Listing =>

════════════════

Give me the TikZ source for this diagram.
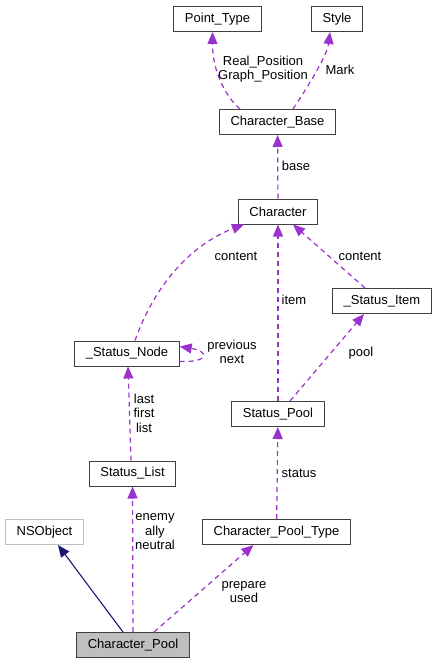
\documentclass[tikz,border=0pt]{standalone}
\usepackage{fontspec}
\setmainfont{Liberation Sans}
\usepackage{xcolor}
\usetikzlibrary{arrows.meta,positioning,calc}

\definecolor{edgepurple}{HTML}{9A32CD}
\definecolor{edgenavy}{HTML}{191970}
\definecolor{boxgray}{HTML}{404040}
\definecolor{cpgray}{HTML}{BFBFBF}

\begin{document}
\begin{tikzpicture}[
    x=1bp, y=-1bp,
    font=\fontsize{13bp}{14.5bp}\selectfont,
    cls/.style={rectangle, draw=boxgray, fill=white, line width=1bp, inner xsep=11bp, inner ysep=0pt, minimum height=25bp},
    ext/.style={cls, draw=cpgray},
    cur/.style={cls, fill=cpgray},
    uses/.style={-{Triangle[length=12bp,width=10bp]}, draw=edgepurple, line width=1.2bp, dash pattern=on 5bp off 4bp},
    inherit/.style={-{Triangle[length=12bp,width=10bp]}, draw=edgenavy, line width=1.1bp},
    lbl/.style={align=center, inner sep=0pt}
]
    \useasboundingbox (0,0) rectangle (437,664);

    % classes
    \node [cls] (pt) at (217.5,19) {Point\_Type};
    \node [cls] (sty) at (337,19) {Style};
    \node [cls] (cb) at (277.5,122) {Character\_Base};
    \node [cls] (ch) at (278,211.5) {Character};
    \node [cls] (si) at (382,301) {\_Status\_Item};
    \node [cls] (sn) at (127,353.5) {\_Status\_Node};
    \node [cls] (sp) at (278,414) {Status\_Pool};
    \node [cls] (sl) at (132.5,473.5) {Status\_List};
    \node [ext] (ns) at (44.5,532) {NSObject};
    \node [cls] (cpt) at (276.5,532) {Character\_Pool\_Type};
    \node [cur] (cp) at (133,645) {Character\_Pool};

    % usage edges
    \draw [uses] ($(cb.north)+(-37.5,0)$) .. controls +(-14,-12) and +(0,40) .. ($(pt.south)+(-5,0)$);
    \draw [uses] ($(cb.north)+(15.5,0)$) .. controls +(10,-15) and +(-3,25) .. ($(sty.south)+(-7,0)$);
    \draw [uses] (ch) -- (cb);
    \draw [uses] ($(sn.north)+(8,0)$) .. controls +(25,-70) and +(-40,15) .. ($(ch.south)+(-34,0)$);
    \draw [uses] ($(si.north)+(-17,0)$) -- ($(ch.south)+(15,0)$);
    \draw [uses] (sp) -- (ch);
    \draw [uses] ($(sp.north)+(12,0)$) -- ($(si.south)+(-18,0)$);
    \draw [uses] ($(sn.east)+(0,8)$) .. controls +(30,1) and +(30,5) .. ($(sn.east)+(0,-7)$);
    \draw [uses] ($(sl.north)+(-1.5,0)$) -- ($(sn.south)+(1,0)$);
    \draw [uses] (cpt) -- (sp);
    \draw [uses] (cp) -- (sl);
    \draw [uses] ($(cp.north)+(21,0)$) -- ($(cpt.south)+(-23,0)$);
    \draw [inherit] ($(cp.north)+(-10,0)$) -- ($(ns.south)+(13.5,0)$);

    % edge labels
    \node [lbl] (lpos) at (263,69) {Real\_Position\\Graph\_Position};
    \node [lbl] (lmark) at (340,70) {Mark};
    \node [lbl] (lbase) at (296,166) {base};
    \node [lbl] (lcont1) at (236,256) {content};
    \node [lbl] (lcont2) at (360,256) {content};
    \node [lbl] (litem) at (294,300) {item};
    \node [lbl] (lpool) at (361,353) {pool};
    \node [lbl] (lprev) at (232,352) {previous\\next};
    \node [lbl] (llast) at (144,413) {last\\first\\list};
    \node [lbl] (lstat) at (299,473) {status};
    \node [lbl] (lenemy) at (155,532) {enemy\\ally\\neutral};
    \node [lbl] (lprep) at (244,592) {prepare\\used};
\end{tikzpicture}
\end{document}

════════════════

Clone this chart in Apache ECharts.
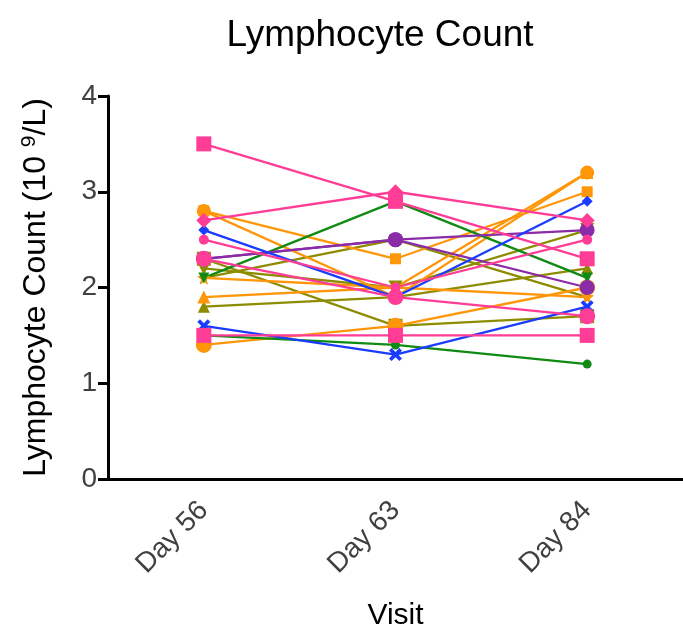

════════════════

Problem description => Output exactly the lines from the one containing "Give me the TikZ source for this diagram." through the one containing "(0,0) rectangle (437,664);", both included, and nothing else; leave out any pictures.

Solution for this task =>
Give me the TikZ source for this diagram.
\documentclass[tikz,border=0pt]{standalone}
\usepackage{fontspec}
\setmainfont{Liberation Sans}
\usepackage{xcolor}
\usetikzlibrary{arrows.meta,positioning,calc}

\definecolor{edgepurple}{HTML}{9A32CD}
\definecolor{edgenavy}{HTML}{191970}
\definecolor{boxgray}{HTML}{404040}
\definecolor{cpgray}{HTML}{BFBFBF}

\begin{document}
\begin{tikzpicture}[
    x=1bp, y=-1bp,
    font=\fontsize{13bp}{14.5bp}\selectfont,
    cls/.style={rectangle, draw=boxgray, fill=white, line width=1bp, inner xsep=11bp, inner ysep=0pt, minimum height=25bp},
    ext/.style={cls, draw=cpgray},
    cur/.style={cls, fill=cpgray},
    uses/.style={-{Triangle[length=12bp,width=10bp]}, draw=edgepurple, line width=1.2bp, dash pattern=on 5bp off 4bp},
    inherit/.style={-{Triangle[length=12bp,width=10bp]}, draw=edgenavy, line width=1.1bp},
    lbl/.style={align=center, inner sep=0pt}
]
    \useasboundingbox (0,0) rectangle (437,664);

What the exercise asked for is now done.